• [PROVIDED RECORDS]:

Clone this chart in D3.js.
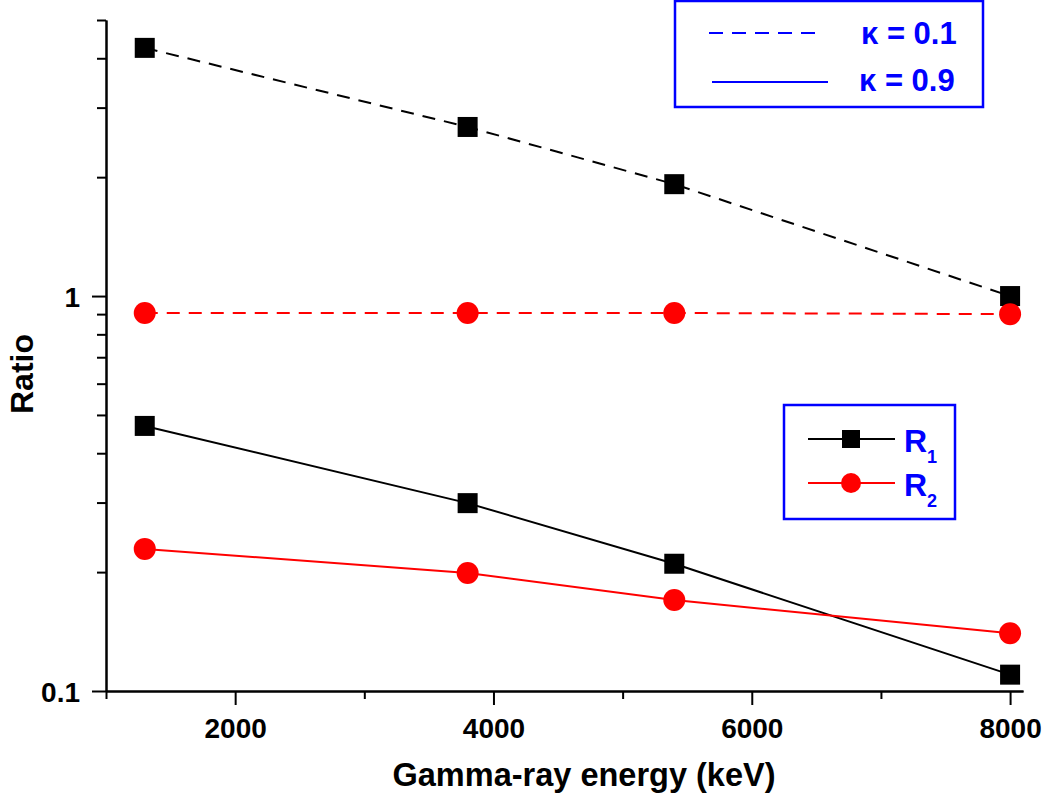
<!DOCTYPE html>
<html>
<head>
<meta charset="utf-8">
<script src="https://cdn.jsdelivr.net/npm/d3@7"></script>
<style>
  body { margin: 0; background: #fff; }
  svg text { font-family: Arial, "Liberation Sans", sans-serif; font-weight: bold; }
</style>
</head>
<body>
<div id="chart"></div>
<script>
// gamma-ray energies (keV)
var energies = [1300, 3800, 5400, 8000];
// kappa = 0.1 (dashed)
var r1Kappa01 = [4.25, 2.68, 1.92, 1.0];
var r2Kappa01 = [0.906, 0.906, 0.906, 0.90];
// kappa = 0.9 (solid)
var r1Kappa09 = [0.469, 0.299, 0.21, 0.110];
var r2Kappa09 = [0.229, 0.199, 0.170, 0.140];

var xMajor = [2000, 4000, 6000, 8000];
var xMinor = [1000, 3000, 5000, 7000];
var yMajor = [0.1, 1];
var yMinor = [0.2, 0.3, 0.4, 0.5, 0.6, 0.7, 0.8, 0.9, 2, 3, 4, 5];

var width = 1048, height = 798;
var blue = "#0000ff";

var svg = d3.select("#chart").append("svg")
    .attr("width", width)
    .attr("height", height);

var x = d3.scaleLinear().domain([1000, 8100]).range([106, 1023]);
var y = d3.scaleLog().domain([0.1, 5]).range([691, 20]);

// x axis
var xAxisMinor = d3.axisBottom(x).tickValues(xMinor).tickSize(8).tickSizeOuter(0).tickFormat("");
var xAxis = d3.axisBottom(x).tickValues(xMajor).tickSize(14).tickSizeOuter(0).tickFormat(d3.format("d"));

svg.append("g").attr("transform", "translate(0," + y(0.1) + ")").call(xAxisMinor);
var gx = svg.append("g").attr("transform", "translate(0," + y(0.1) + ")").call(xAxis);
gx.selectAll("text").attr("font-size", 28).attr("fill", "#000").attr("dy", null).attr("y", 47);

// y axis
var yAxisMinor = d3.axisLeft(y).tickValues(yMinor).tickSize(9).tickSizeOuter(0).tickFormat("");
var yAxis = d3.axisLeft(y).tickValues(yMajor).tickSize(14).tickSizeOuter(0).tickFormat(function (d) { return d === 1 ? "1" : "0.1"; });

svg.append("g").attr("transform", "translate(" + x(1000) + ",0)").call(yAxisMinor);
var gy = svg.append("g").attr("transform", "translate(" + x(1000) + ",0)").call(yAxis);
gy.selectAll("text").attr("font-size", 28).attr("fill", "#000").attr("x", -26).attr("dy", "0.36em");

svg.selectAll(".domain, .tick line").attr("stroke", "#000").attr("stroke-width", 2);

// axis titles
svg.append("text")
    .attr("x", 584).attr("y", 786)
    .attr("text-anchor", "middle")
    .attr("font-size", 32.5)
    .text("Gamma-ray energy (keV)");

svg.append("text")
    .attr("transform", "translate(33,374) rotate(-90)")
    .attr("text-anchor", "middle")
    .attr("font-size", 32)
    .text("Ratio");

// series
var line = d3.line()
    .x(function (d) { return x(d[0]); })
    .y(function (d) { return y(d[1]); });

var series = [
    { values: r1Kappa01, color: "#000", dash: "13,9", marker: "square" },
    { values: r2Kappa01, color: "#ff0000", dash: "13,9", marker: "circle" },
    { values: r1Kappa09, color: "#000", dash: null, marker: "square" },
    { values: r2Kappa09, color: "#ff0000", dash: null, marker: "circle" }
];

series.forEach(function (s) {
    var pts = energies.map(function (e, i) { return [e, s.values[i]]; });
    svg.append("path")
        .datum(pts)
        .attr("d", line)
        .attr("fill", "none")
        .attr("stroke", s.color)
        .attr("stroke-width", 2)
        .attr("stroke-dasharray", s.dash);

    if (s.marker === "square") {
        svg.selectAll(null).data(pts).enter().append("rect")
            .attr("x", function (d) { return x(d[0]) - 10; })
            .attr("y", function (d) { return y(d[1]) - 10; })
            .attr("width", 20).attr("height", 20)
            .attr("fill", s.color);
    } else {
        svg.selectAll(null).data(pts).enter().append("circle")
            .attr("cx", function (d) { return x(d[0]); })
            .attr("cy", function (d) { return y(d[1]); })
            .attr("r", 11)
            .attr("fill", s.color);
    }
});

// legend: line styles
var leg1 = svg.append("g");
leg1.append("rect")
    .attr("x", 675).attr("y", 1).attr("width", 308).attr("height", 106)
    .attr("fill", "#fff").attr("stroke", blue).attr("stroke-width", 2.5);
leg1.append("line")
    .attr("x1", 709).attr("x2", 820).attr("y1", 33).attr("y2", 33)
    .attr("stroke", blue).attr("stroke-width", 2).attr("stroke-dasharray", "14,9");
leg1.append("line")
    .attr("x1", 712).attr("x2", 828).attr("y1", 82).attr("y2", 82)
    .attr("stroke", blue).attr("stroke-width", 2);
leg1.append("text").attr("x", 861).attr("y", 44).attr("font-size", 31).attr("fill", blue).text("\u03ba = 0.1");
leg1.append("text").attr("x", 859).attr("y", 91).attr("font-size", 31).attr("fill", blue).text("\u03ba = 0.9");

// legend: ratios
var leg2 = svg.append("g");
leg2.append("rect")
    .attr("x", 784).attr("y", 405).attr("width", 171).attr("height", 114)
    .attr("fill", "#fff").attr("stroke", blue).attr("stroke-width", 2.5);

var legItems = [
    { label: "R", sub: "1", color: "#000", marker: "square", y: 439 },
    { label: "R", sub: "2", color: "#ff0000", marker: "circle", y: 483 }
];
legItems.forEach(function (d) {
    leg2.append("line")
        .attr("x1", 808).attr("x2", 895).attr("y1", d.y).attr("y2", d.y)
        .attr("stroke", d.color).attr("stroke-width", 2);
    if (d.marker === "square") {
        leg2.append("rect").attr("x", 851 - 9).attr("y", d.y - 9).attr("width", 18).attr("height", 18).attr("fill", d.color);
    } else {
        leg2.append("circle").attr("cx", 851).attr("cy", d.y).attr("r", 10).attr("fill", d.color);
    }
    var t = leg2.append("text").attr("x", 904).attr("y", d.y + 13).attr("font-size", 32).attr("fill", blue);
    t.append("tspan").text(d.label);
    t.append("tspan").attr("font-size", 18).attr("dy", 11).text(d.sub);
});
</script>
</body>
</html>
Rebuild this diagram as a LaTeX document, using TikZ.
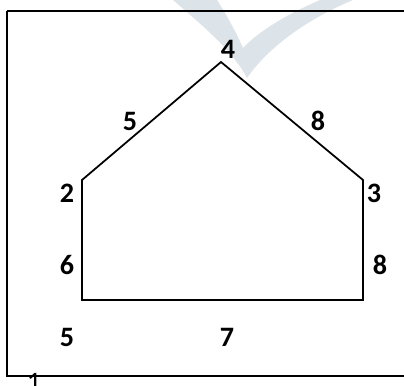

• [WHAT IS EXPECTED]: Looking at the listing above, how many of its lines contain the string "this"? Give the number alone.

• [WRITTEN SOLUTION]: 2